To genreate a synthesized dataset for training, flip the -s option for the data generation script. By default, synthesized data will be put under ./data/synthesized/
bash ./scripts/gen_syn.sh -s --ood1
We will then need to preprocess the synthesized data for training
bash ./scripts/preprocess.sh -s -p train
Similar to experiments on the AirDialogue dataset, we can train a supervised model for the synthesized data:
python airdialogue_model_tf.py --task_type TRAINEVAL --num_gpus 8 \
--input_dir ./data/synthesized/tokenized \
--out_dir ./data/synthesized_out_dir \
--num_units 256 --num_layers 2
With supervised model pre-training, we can also train the synthesized model using self-play:
python airdialogue_model_tf.py --task_type SP_DISTRIBUTED --num_gpus 8 \
--input_dir ./data/synthesized/tokenized \
--self_play_pretrain_dir ./data/synthesized_out_dir \
--out_dir ./data/synthesized_selfplay_out_dir
Before testing on the dev data, we will need to do preprocessing. Dev Dataset
bash ./scripts/preprocess.sh -p dev --ood1 -s
We can run execute the evalution script on the synthesized dev set.

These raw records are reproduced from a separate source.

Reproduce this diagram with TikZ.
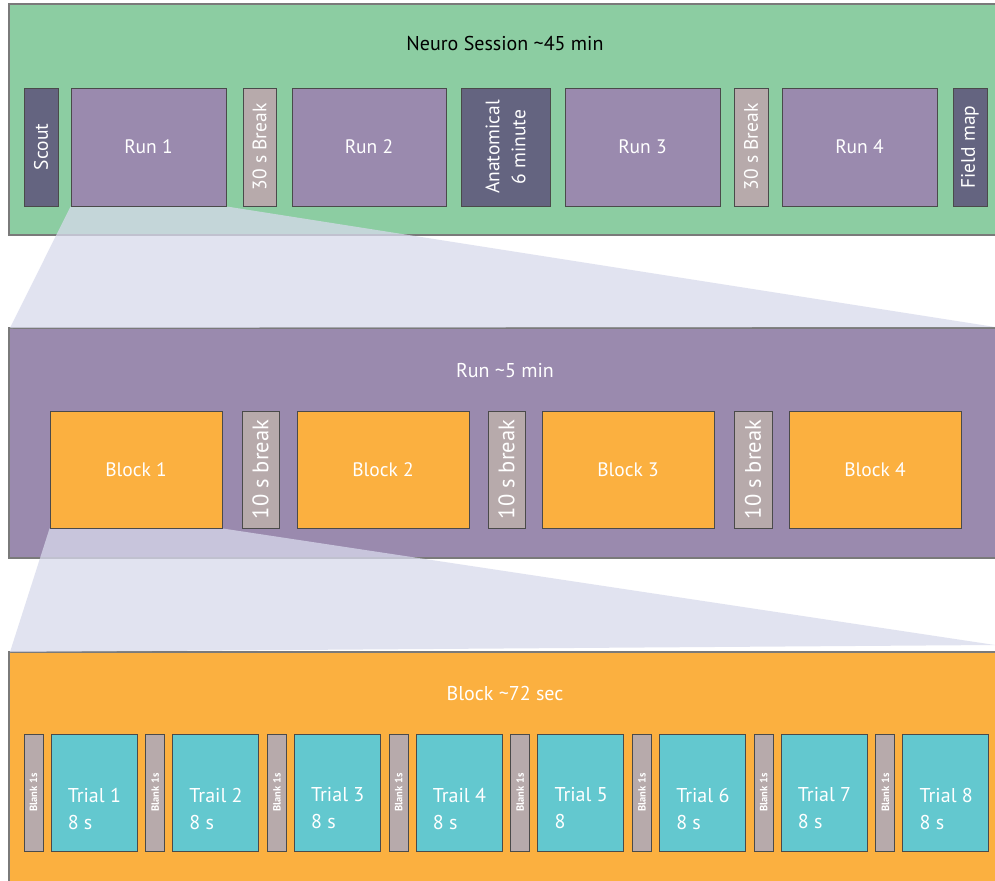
\documentclass[tikz,border=0pt]{standalone}
\usepackage{fontspec}
\setmainfont{PT Sans}
\pgfdeclarelayer{bg}
\pgfdeclarelayer{mid}
\pgfsetlayers{bg,mid,main}
\definecolor{sessgreen}{HTML}{8CCDA2}
\definecolor{runpurple}{HTML}{9A8AAE}
\definecolor{slate}{HTML}{646480}
\definecolor{brkgray}{HTML}{B7AAAB}
\definecolor{blkorange}{HTML}{FBB040}
\definecolor{trialcyan}{HTML}{63C8CF}
\definecolor{funnelc}{HTML}{D8DAEC}
\definecolor{panelline}{HTML}{7A7A7A}
\definecolor{boxline}{HTML}{4A4A4A}
\begin{document}
\begin{tikzpicture}[x=1pt,y=-1pt,
  panel/.style={draw=panelline,line width=1.2pt},
  box/.style={draw=boxline,line width=0.9pt,inner sep=0pt,text=white,font=\fontsize{19.5}{22}\selectfont},
  runbox/.style={box,fill=runpurple,minimum width=155,minimum height=118},
  slatebox/.style={box,fill=slate,minimum width=118,align=center,rotate=90},
  brkbox/.style={box,fill=brkgray,minimum width=118,rotate=90},
  blockbox/.style={box,fill=blkorange,minimum width=172,minimum height=117},
  smallbrk/.style={box,fill=brkgray,minimum height=37,minimum width=117,rotate=90,font=\fontsize{22.5}{24}\selectfont},
  blankbox/.style={box,fill=brkgray,minimum height=19,minimum width=117,rotate=90,font=\bfseries\fontsize{10.5}{11}\selectfont},
  trialbox/.style={box,fill=trialcyan,minimum width=86,minimum height=117},
  funnel/.style={fill=funnelc,opacity=0.75},
  title/.style={font=\fontsize{20}{22}\selectfont}
]
\useasboundingbox (0,0) rectangle (995,880);
\clip (0,0) rectangle (995,880);

% panels
\begin{pgfonlayer}{bg}
\fill[white] (0,0) rectangle (995,880);
\draw[panel,fill=sessgreen] (9,4) rectangle (1010,235);
\draw[panel,fill=runpurple] (9,328) rectangle (1010,558);
\draw[panel,fill=blkorange] (9,652) rectangle (1010,890);
\end{pgfonlayer}

\node[title,text=black] (t1) at (505,44) {Neuro Session \textasciitilde45 min};
\node[title,text=white] (t2) at (505,371) {Run \textasciitilde5 min};
\node[title,text=white] (t3) at (505,693) {Block \textasciitilde72 sec};

% session row
\node[slatebox,minimum height=34] (scout) at (41,147) {Scout};
\node[runbox] (run1) at (148.5,147) {Run 1};
\node[brkbox,minimum height=33] (brk1) at (259.5,147) {30 s Break};
\node[runbox,minimum width=154] (run2) at (369,147) {Run 2};
\node[slatebox,minimum height=89,font=\fontsize{19.5}{26}\selectfont] (anat) at (505.5,147) {Anatomical\\6 minute};
\node[runbox] (run3) at (642.5,147) {Run 3};
\node[brkbox,minimum height=34] (brk2) at (751,147) {30 s Break};
\node[runbox] (run4) at (859.5,147) {Run 4};
\node[slatebox,minimum height=34] (field) at (970,147) {Field map};

% run row
\node[blockbox] (blk1) at (136,469.5) {Block 1};
\node[smallbrk] (rb1) at (260.5,469.5) {10 s break};
\node[blockbox] (blk2) at (383,469.5) {Block 2};
\node[smallbrk] (rb2) at (506.5,469.5) {10 s break};
\node[blockbox] (blk3) at (628,469.5) {Block 3};
\node[smallbrk,minimum height=38] (rb3) at (753,469.5) {10 s break};
\node[blockbox] (blk4) at (875,469.5) {Block 4};

% block row
\foreach \i/\lab/\sec in {0/Trial 1/8 s,1/Trail 2/8 s,2/Trial 3/8 s,3/Trail 4/8 s,4/Trial 5/8,5/Trial 6/8 s,6/Trial 7/8 s,7/Trial 8/8 s}{
  \node[blankbox] (bl\i) at ({33.5+121.7*\i},792.5) {Blank 1s};
  \node[trialbox] (tr\i) at ({94+121.7*\i},792.5) {};
  \node[text=white,anchor=west,align=left,inner sep=0pt,font=\fontsize{20}{27}\selectfont] (lb\i) at ([xshift=17pt,yshift=-16pt]tr\i.west) {\lab\\\sec};
}

% funnels
\begin{pgfonlayer}{mid}
\fill[funnel] (run1.south west) -- (run1.south east) -- (995,327) -- (10,328) -- cycle;
\fill[funnel] (blk1.south west) -- (blk1.south east) -- (995,645) -- (10,652) -- cycle;
\end{pgfonlayer}
\end{tikzpicture}
\end{document}
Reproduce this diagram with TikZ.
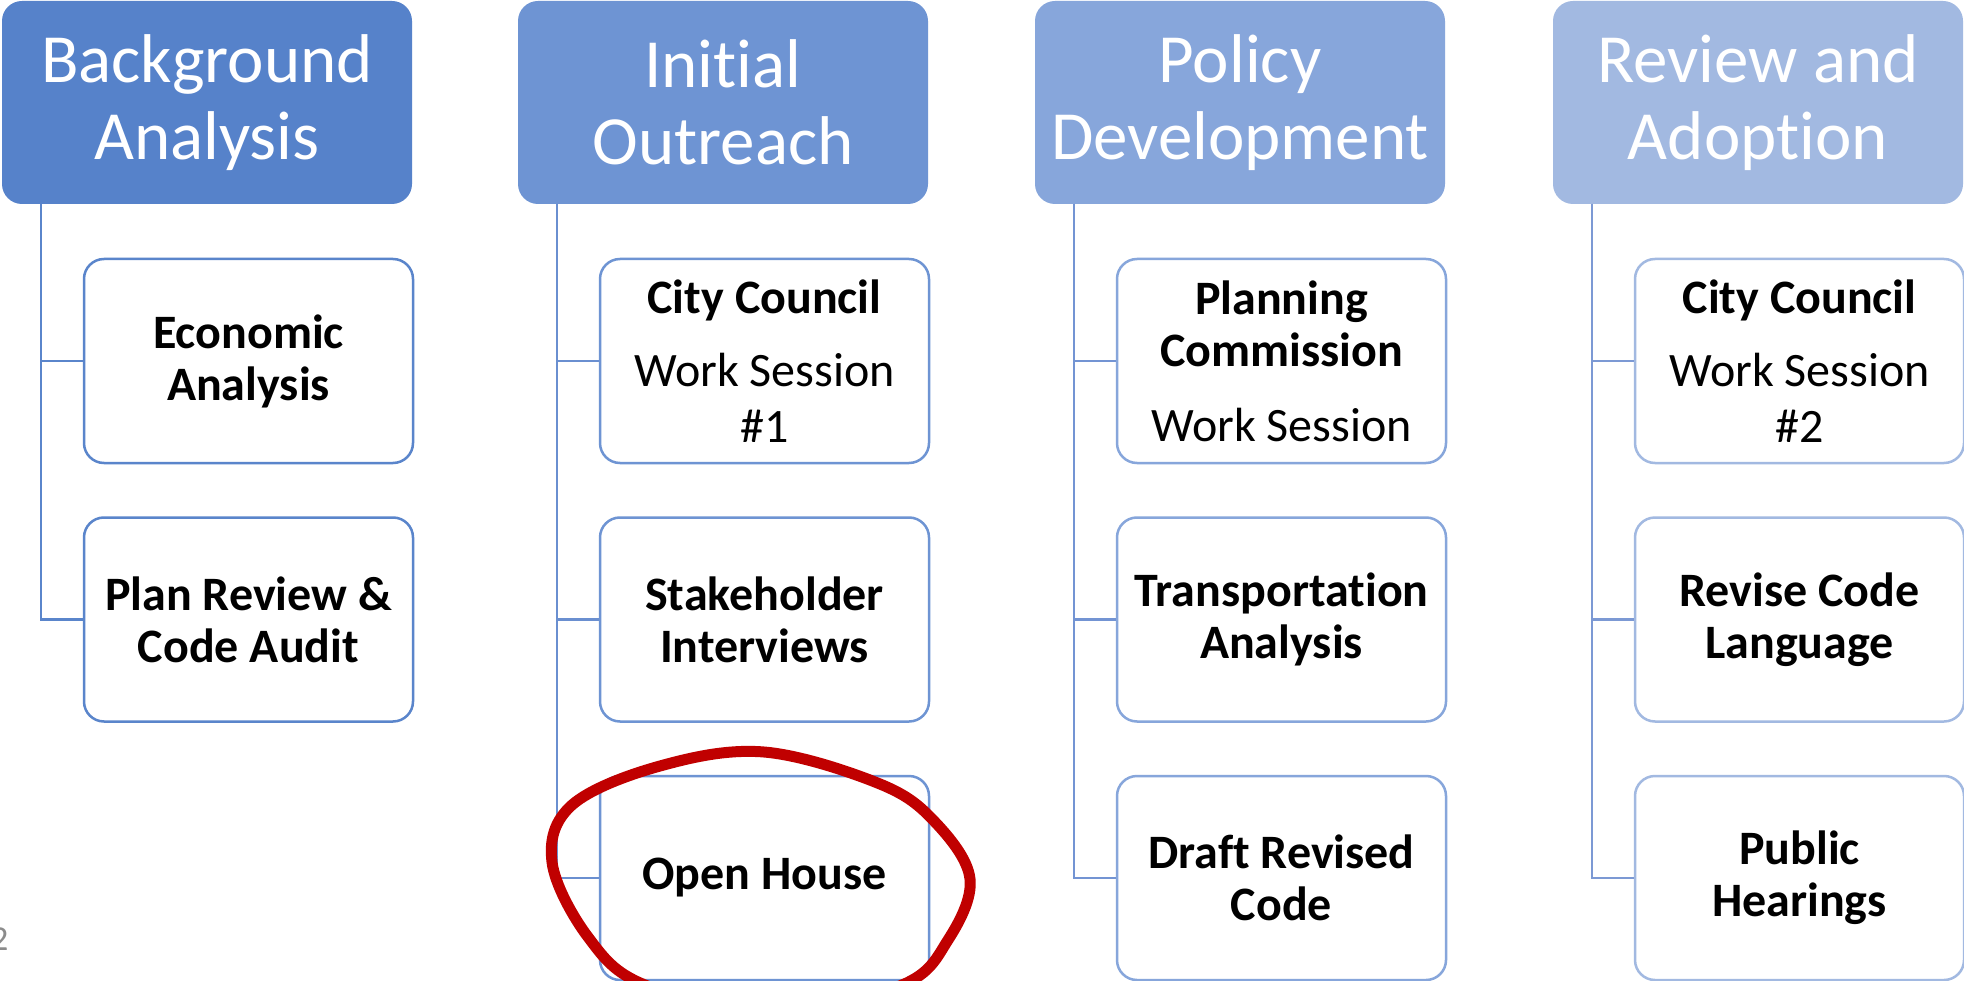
\documentclass[tikz,border=0pt]{standalone}
\usepackage{fontspec}
\setmainfont{Carlito}[Ligatures=NoCommon]
\definecolor{hA}{HTML}{5682CA}
\definecolor{hB}{HTML}{6E94D3}
\definecolor{hC}{HTML}{87A6DB}
\definecolor{hD}{HTML}{A2B9E1}
\definecolor{lA}{HTML}{5A85CB}
\definecolor{lB}{HTML}{6A8FD0}
\definecolor{lC}{HTML}{7394D3}
\definecolor{lD}{HTML}{7C99D4}
\definecolor{penred}{HTML}{C00000}
\definecolor{slidenum}{HTML}{8C8C8C}
\begin{document}
\begin{tikzpicture}[x=1pt,y=-1pt,
  head/.style={draw=none, fill=#1, rounded corners=20pt, minimum width=410pt,
    minimum height=203pt, text=white, align=center, inner sep=0pt,
    font=\fontsize{69}{77}\selectfont},
  child/.style={draw=#1, line width=2.5pt, fill=white, rounded corners=20pt,
    minimum width=329pt, minimum height=204pt, align=center, inner sep=0pt,
    font=\fontsize{48}{52}\selectfont},
  conn/.style={draw=#1, line width=2.5pt},
  pen/.style={draw=penred, line width=11pt, line join=round}]
\fill[white] (0,0) rectangle (1964,981);
\useasboundingbox (0,0) rectangle (1964,981);

% headers
\node[head=hA] (h1) at (207,102.5) {Background\\Analysis};
\node[head=hB] (h2) at (723,102.5) {Initial\\Outreach};
\node[head=hC] (h3) at (1240,102.5) {Policy\\Development};
\node[head=hD] (h4) at (1758,102.5) {Review and\\Adoption};

% spine coordinates
\coordinate (v1) at (41,204);
\coordinate (v2) at (557,204);
\coordinate (v3) at (1074,204);
\coordinate (v4) at (1592,204);

% children
\node[child=lA] (c1a) at (248.5,361) {\bfseries Economic\\\bfseries Analysis};
\node[child=lA] (c1b) at (248.5,619.5) {\bfseries Plan Review \&\\\bfseries Code Audit};

\node[child=hB] (c2a) at (764.5,361) {\textbf{City Council}\\[21pt]Work Session\\[4pt]\#1};
\node[child=hB] (c2b) at (764.5,619.5) {\bfseries Stakeholder\\\bfseries Interviews};
\node[child=hB] (c2c) at (764.5,878) {\bfseries Open House};

\node[child=hC] (c3a) at (1281.5,361) {\textbf{Planning}\\\textbf{Commission}\\[23pt]Work Session};
\node[child=hC] (c3b) at (1281.5,619.5) {\bfseries Transportation\\\bfseries Analysis};
\node[child=hC] (c3c) at (1281.5,878) {\bfseries Draft Revised\\\bfseries Code};

\node[child=hD] (c4a) at (1799.5,361) {\textbf{City Council}\\[21pt]Work Session\\[4pt]\#2};
\node[child=hD] (c4b) at (1799.5,619.5) {\bfseries Revise Code\\\bfseries Language};
\node[child=hD] (c4c) at (1799.5,878) {\bfseries Public\\\bfseries Hearings};

% connectors
\draw[conn=lA] (v1) |- (c1a.west);
\draw[conn=lA] (v1) |- (c1b.west);
\draw[conn=lB] (v2) |- (c2a.west);
\draw[conn=lB] (v2) |- (c2b.west);
\draw[conn=lB] (v2) |- (c2c.west);
\draw[conn=lC] (v3) |- (c3a.west);
\draw[conn=lC] (v3) |- (c3b.west);
\draw[conn=lC] (v3) |- (c3c.west);
\draw[conn=lD] (v4) |- (c4a.west);
\draw[conn=lD] (v4) |- (c4b.west);
\draw[conn=lD] (v4) |- (c4c.west);

% slide number
\node[anchor=base east, inner sep=0pt, text=slidenum,
  font=\fontsize{35}{40}\selectfont] (num) at (8.5,950) {2};

% hand-drawn red circle
\begin{scope}
\clip (0,0) rectangle (1964,981);
\draw[pen] plot[smooth cycle, tension=0.6] coordinates {
  (764,752) (880,784) (935,822) (970,879) (948,940) (902,985)
  (775,1012) (645,985) (588,937) (552,862) (572,805) (660,766)};
\end{scope}
\end{tikzpicture}
\end{document}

bash ./scripts/evaluate.sh -p dev -a ood1 -m ./data/synthesized_out_dir -o ./data/synthesized_out_dir -i ./data/synthesized/tokenized/
airdialogue score --pred_data ./data/synthesized_out_dir/dev_inference_out.txt \
--true_data ./data/synthesized/tokenized/dev.infer.tar.data \
--true_kb ./data/airdialogue/tokenized/dev.infer.kb \
--task infer \
--output ./data/synthesized_out_dir/dev_bleu.json
airdialogue score --pred_data ./data/synthesized_out_dir/dev_selfplay_out.txt \
--true_data ./data/synthesized/json/dev_data.json \
--true_kb ./data/airdialogue/json/dev_kb.json \
--task selfplay \
--output ./data/synthesized_out_dir/dev_selfplay.json
airdialogue score --pred_data ./data/synthesized_out_dir/ood1_selfplay_out.txt \
--true_data ./data/synthesized/json/ood1_data.json \
--true_kb ./data/airdialogue/json/ood1_kb.json \
--task selfplay \
--output ./data/synthesized_out_dir/ood1_selfplay.json
One can repeat same steps for synthesized test set as well. Please refer to the AirDialogue paper for the results on the synthesized dataset.